THE REQUEST —
Wherever the string "matplotlib" appears, copy the whole line.

RAW DATA —
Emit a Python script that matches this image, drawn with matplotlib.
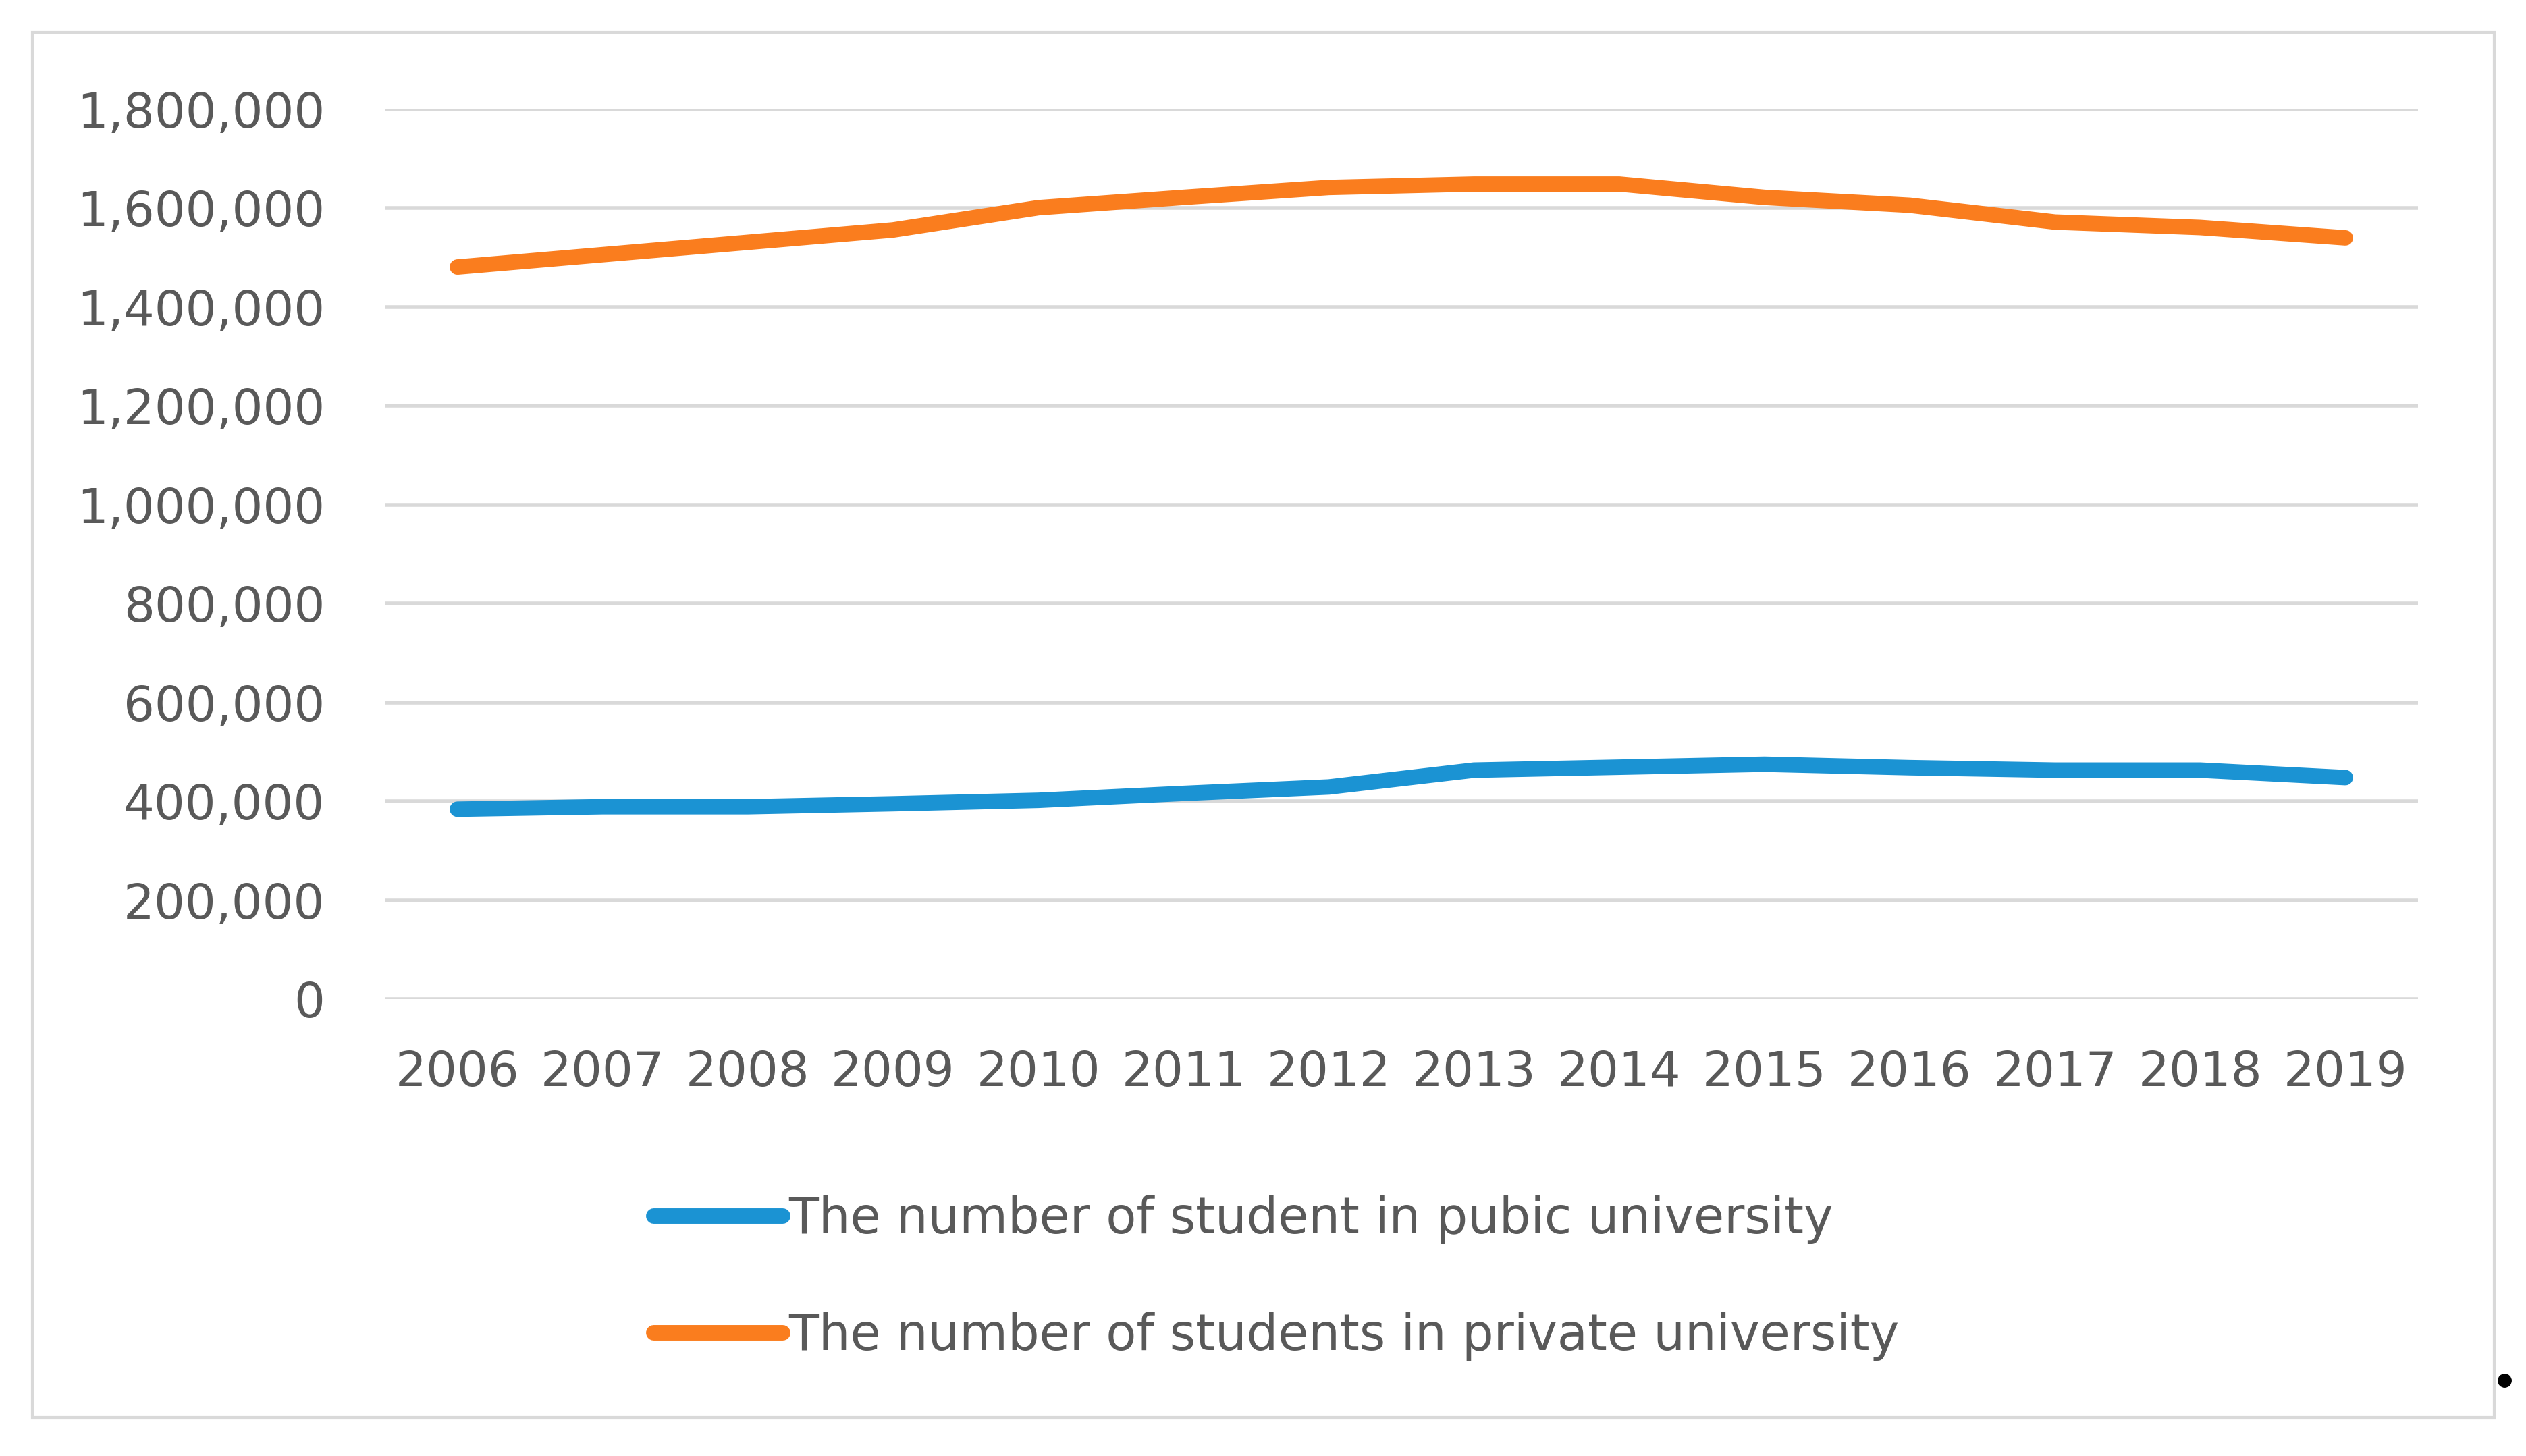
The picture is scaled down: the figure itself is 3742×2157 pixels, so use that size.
import matplotlib
matplotlib.use("Agg")
import matplotlib.pyplot as plt
from matplotlib.ticker import FuncFormatter, FixedLocator
from matplotlib.patches import Rectangle

years = ["2006", "2007", "2008", "2009", "2010", "2011", "2012",
         "2013", "2014", "2015", "2016", "2017", "2018", "2019"]
public = [384000, 389000, 389000, 395000, 402000, 416000, 429000,
          463000, 469000, 475000, 468000, 463000, 463000, 448000]
private = [1481000, 1506000, 1531000, 1556000, 1601000, 1622000, 1642000,
           1649000, 1649000, 1622000, 1606000, 1572000, 1561000, 1540000]
labels = ["The number of student in pubic university",
          "The number of students in private university"]
yticks = [0, 200000, 400000, 600000, 800000, 1000000, 1200000, 1400000, 1600000, 1800000]

W, H = 3742, 2157
plt.rcParams['font.family'] = ['DejaVu Sans']
fig = plt.figure(figsize=(W / 100, H / 100), dpi=100)
fig.patch.set_facecolor("white")

ax = fig.add_axes([570 / W, 1 - 1480 / H, (3582 - 570) / W, (1480 - 162) / H])
x = list(range(len(years)))
ax.plot(x, public, color="#1B93D3", lw=16.5, solid_capstyle="round",
        solid_joinstyle="round", label=labels[0], zorder=3)
ax.plot(x, private, color="#FA7D1E", lw=16.5, solid_capstyle="round",
        solid_joinstyle="round", label=labels[1], zorder=3)

ax.set_xlim(-0.5, len(years) - 0.5)
ax.set_ylim(0, 1800000)
ax.set_xticks(x)
ax.set_xticklabels(years)
ax.yaxis.set_major_locator(FixedLocator(yticks))
ax.yaxis.set_major_formatter(FuncFormatter(lambda v, p: f"{int(v):,}"))
ax.grid(axis="y", color="#D9D9D9", lw=4)
ax.set_axisbelow(True)
for s in ax.spines.values():
    s.set_visible(False)
ax.tick_params(axis="both", length=0, labelsize=52, labelcolor="#595959")
ax.tick_params(axis="y", pad=64)
ax.tick_params(axis="x", pad=54)
ax.set_facecolor("none")

# outer chart border
fig.patches.append(Rectangle((48 / W, 1 - 2100 / H), (3695 - 48) / W, (2100 - 48) / H,
                             transform=fig.transFigure, fill=False,
                             edgecolor="#D9D9D9", lw=3, zorder=0))
# small dot at right edge
fig.add_artist(plt.Line2D([3710 / W], [1 - 2045 / H], marker="o", markersize=14,
                          color="black", transform=fig.transFigure))

handles, labs = ax.get_legend_handles_labels()
fig.legend(handles, labs, loc="center left",
           bbox_to_anchor=(968 / W, 1 - 1893 / H),
           frameon=False, fontsize=53, handlelength=2.6, handletextpad=0.12,
           labelspacing=1.36, borderpad=0, borderaxespad=0, labelcolor="#595959")

fig.savefig("out.png", dpi=100, facecolor="white")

RESULT FOR THIS TASK —
Emit a Python script that matches this image, drawn with matplotlib.
import matplotlib
matplotlib.use("Agg")
import matplotlib.pyplot as plt
from matplotlib.ticker import FuncFormatter, FixedLocator
from matplotlib.patches import Rectangle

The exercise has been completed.